Vol. 20 No. 3 June 2000 – The Wo-wo Effect

There was once a young couple who were adamant their little son would not use “baby talk”, and they avoided all such language. The little lad had a soft-toy dog, called as you may imagine, Dog. It was always called Dog, even in charmingly clear diction by the child. But then one day, when out in his pushchair clutching Dog, an old woman, a total stranger, said to the child, “Is this your wo-wo?” Ever after that the child called his toy Wo-wo, to his parents’ embarrassment.Something like this seems to happen a lot in homœopathy. Seemingly intelligent people, properly taught in bona fide homœopathy and knowing what was the right thing to say have brief exposure to an exotic stranger telling them something different, not the proper thing at all, and from that point onward they abandon their former practices and beliefs and parrot what the stranger told them. Yes, folks, it is the Wo-wo phenomenon. Homœopathic literature overseas, and internet sources, are full of strangeness that no matter how odd attracts a following – including individuals who I imagine have had a fairly good education in traditional homœopathy.

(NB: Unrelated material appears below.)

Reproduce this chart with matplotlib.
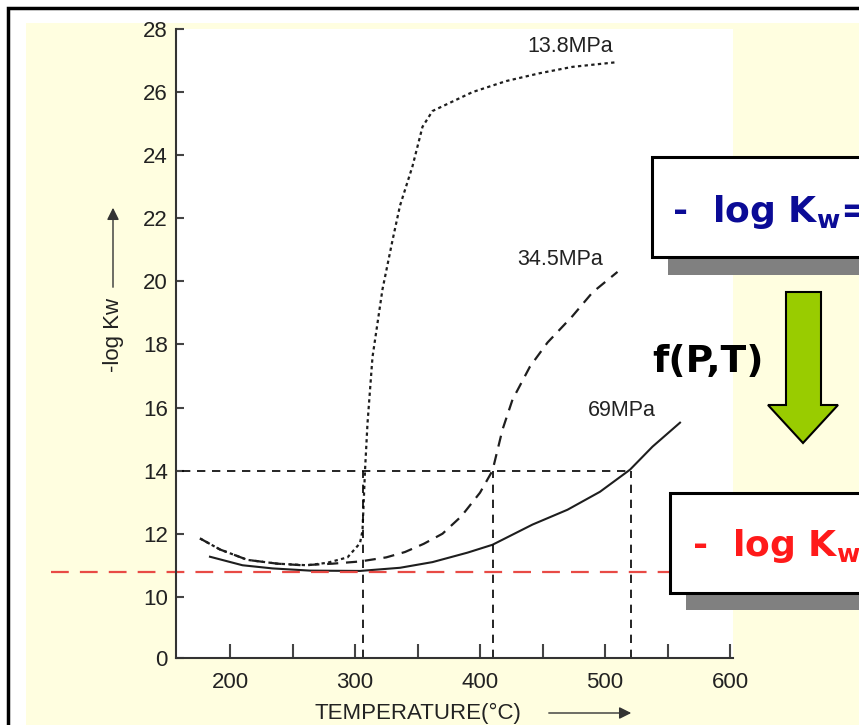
import matplotlib
matplotlib.use('Agg')
import matplotlib.pyplot as plt
from matplotlib.patches import Rectangle, Polygon

# -log Kw vs temperature for three pressures
t_138 = [176, 192, 214, 238, 262, 278, 294, 304, 306, 308, 310, 314, 322, 330,
         336, 346, 354, 362, 394, 421, 448, 474, 510]
k_138 = [11.85, 11.5, 11.17, 11.05, 11.0, 11.08, 11.25, 11.7, 12.1, 14.0, 15.5,
         17.6, 19.75, 21.3, 22.4, 23.65, 24.9, 25.4, 26.0, 26.35, 26.6, 26.8, 26.95]

t_345 = [176, 192, 214, 238, 258, 282, 304, 325, 340, 355, 370, 385, 400, 410,
         418, 426, 440, 454, 474, 490, 510]
k_345 = [11.85, 11.5, 11.17, 11.05, 11.0, 11.05, 11.12, 11.25, 11.42, 11.68, 12.0,
         12.55, 13.3, 14.0, 15.3, 16.25, 17.3, 18.06, 18.9, 19.65, 20.3]

t_69 = [184, 210, 234, 264, 304, 336, 362, 390, 410, 442, 470, 496, 520, 538, 560]
k_69 = [11.27, 11.0, 10.9, 10.83, 10.82, 10.92, 11.1, 11.4, 11.65, 12.29, 12.76,
        13.33, 14.03, 14.76, 15.52]

labels = ['13.8MPa', '34.5MPa', '69MPa']
label_pos = [(438, 27.45), (430, 20.7), (486, 15.9)]

ref_t = [306, 410, 521]   # temperatures where each curve hits 14
ref_k = 14.0
neutral_k = 10.8          # red line

x_ticks = [200, 250, 300, 350, 400, 450, 500, 550, 600]
x_ticklabels = ['200', '', '300', '', '400', '', '500', '', '600']
y_ticks = [10, 12, 14, 16, 18, 20, 22, 24, 26, 28]
y_break = 8.06            # axis is broken: bottom of axis is labelled 0

W, H = 859, 725
def fx(x):
    return x / W
def fy(y):
    return 1 - y / H

plt.rcParams['font.family'] = ['Liberation Sans', 'DejaVu Sans']
plt.rcParams['mathtext.fontset'] = 'dejavusans'

fig = plt.figure(figsize=(W / 100, H / 100), dpi=100, facecolor='white')

# slide background + frame
fig.patches.append(Rectangle((fx(26), 0), 1, fy(23), transform=fig.transFigure,
                             facecolor='#fffee0', edgecolor='none', zorder=-10))
fig.patches.append(Rectangle((fx(8), -0.1), 1.2, fy(8) + 0.1, transform=fig.transFigure,
                             facecolor='none', edgecolor='black', linewidth=2.5, zorder=-9))

ax = fig.add_axes([fx(176), fy(658), fx(733) - fx(176), fy(29) - fy(658)])
ax.set_facecolor('white')

ink = '#1e1e1e'
ax.plot(t_138, k_138, color=ink, lw=1.6, linestyle=(0, (1.5, 1.5)))
ax.plot(t_345, k_345, color=ink, lw=1.6, linestyle=(0, (5, 3.5)))
ax.plot(t_69, k_69, color=ink, lw=1.5, linestyle='-')

for lab, (tx, ty) in zip(labels, label_pos):
    ax.text(tx, ty, lab, fontsize=15.5, color='#222222', va='center', ha='left')

# reference lines at -log Kw = 14
ax.hlines(ref_k, 150, ref_t[-1], colors='black', lw=1.2, linestyles=(0, (5, 4)))
ax.vlines(ref_t, y_break, ref_k, colors='black', lw=1.2, linestyles=(0, (5, 4)))

# neutral water line
ax.plot([57, 552], [neutral_k, neutral_k], color='#e84a45', lw=1.6,
        linestyle=(0, (8, 5)), clip_on=False)

ax.set_xlim(156.8, 602.4)
ax.set_ylim(y_break, 28)
ax.set_xticks(x_ticks)
ax.set_xticklabels(x_ticklabels)
ax.set_yticks([y_break] + y_ticks)
ax.set_yticklabels(['0'] + [str(v) for v in y_ticks])
ax.tick_params(axis='x', direction='in', length=10, width=1.5, color='#444444',
               labelsize=16, labelcolor='#222222', pad=10)
ax.tick_params(axis='y', direction='in', length=6, width=1.5, color='#444444',
               labelsize=16, labelcolor='#222222', pad=6)
for s in ['top', 'right']:
    ax.spines[s].set_visible(False)
for s in ['left', 'bottom']:
    ax.spines[s].set_color('#333333')
    ax.spines[s].set_linewidth(1.5)

# axis titles with arrows
fig.text(fx(114), fy(335), '-log Kw', rotation=90, fontsize=16, color='#222222',
         ha='center', va='center')
ax.annotate('', xy=(fx(113), fy(205)), xytext=(fx(113), fy(290)),
            xycoords='figure fraction', textcoords='figure fraction',
            arrowprops=dict(arrowstyle='-|>', color='#333333', lw=1, mutation_scale=18))
fig.text(fx(418), fy(713), 'TEMPERATURE(°C)', fontsize=16, color='#222222',
         ha='center', va='center')
ax.annotate('', xy=(fx(634), fy(713)), xytext=(fx(546), fy(713)),
            xycoords='figure fraction', textcoords='figure fraction',
            arrowprops=dict(arrowstyle='-|>', color='#333333', lw=1, mutation_scale=18))

# slide boxes (they run off the right edge, as in the slide)
def box(x0, y0, y1, dx, dy):
    fig.patches.append(Rectangle((fx(x0 + dx), fy(y1 + dy)), 1, fy(y1) - fy(y1 + dy),
                                 transform=fig.transFigure, facecolor='#808080',
                                 edgecolor='none', zorder=5))
    fig.patches.append(Rectangle((fx(x0), fy(y1)), 1, fy(y0) - fy(y1),
                                 transform=fig.transFigure, facecolor='white',
                                 edgecolor='black', linewidth=2.2, zorder=6))

box_font = ['DejaVu Sans']
box(652, 157, 257, 16, 18)
fig.text(fx(672), fy(212), r'-  log K$_{\mathbf{w}}$=', fontsize=26, fontweight='bold',
         family=box_font, color='#0b0b96', ha='left', va='center', zorder=7)
box(670, 493, 593, 16, 17)
fig.text(fx(692), fy(546), r'-  log K$_{\mathbf{w}}$=', fontsize=26, fontweight='bold',
         family=box_font, color='#ff1a1a', ha='left', va='center', zorder=7)

# green arrow
arrow_pts = [(786, 292), (821, 292), (821, 405), (838, 405), (803, 443), (768, 405), (786, 405)]
fig.patches.append(Polygon([(fx(a), fy(b)) for a, b in arrow_pts], closed=True,
                           transform=fig.transFigure, facecolor='#99cc00',
                           edgecolor='black', linewidth=1.5, zorder=6))
fig.text(fx(708), fy(362), 'f(P,T)', fontsize=27, fontweight='bold', family=box_font,
         color='black', ha='center', va='center', zorder=7)

fig.savefig('out.png', dpi=100, facecolor=fig.get_facecolor())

Here’s a good example … One day browsing the web I came across what I thought was an April Fool spoof. It said that if you run out of a proper homœopathic remedy you can write its name and potency on a piece of paper and put it in a pocket, or pin it on the left side of the patient’s chest. Be careful not to write down too high a potency it warned.
But my laughter died when I read on and found this practice was promoted by a person describing herself as a classical homœopath, and it was all dead serious.

And even more scary were numerous reports from people claiming to have tried such “paper remedies” as EXCESS FAT 30c to lose weight, INSUFFICIENT FUNDS 30c to boost real estate sales, COMPUTER WORKING 200c for a hard-drive problem, CAR START 30c for a sick vehicle, COURAGE 30c for public speaking, TOTAL RECALL 30c for an exam, and the more prosaic HEADACHE 30c, VERTIGO 30c, ITCHY FEET 30c, etc. One person found AGNUS CASTUS 30c gave ill-effects whereas AGNUS CASTUS LM1 felt good.

To say the least, and the kindest, this is not homœopathy, it is wrong to call it such, and very wrong to call yourself a classical homœopath if you encourage the use of talismans posing as a form of homœopathic prescribing.
The woman I refer to is Eileen Nauman, who plans to run a course in New Zealand. Let us hope she does not trigger examples of the Wo-wo effect.

But wait, there’s more . . . . For people who find writing remedy names on slips of paper too difficult, Gillian Lee, owner and manager of a business in England called White Mountain, has had made for sale a device looking like a pocket-size tape recorder into which the surreal homœopath had merely to speak the name of a remedy and its potency – then lactose tablets in a well inside it will be made into the remedy thus spoken. You can read about it at www.users.globalnet.co.uk/whtmnt/about.htm.

A firm in America was in trouble recently for selling allegedly homœopathic medicines which were in fact made by a similar radionic/psionic device, in this case employing a “magnetogeometric process.” The culprit is Celletech Ltd, of Tasman St, Madison, Wisconsin.

It is to be hoped this place was not the source of remedies now spread around the globe, passed on by less-than-scrupulous pharmacies. Let’s be careful out there, people!